The four plays that comprise the inaugural night of D3C are part of a slightly larger collection, currently titled "We Lose Our Place & Begin Again", and the first play in this collection ends with the stage covered in thick, gray dust. This, of course. makes staging these plays difficult. "Tiny Hooks" was one the first plays I've ever written with a specific goal in mind: to get the stage cleaned up. It begins:
Setting: A stage covered with dust.
Two chairs tipped over and laying on the floor.
Emily enters
She has a blue-tooth headset in.
She begins sweeping up the dust and speaking into the headset. Simple enough, really, the actors in the previous piece leave their set behind: a table and two chairs, an ungodly amount of dust, and it's up to the next actor to set things right (or as close as possible) as she delivers a monologue on the nature and limits of mature love.

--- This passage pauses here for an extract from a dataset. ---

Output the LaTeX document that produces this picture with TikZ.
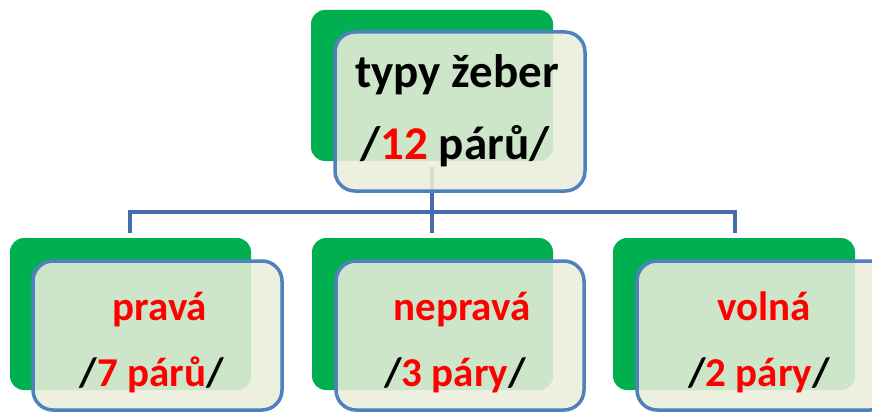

Thematically, it follows the piece before it, "We Find Our Own Level" (previously known as "Assfuck Brooklyn" for reasons of rebellious youth), in that it is tied to a very specific New York tragedy without directly addressing it. It's a part of the landscape. And in most plays, landscape and environment are characters themselves, but I like to think of them as characters the way Pinter-esque dread is its own character -- lingering just off-stage, psychologically weighing everyone down.
Now, the follow-up, the afterthought, the what-the-hell-are-we-going-to-do-about-all-that-dust fix, has become the starting point, and I get to see it stand on its own.
Dust or no, the dread's still there, I think.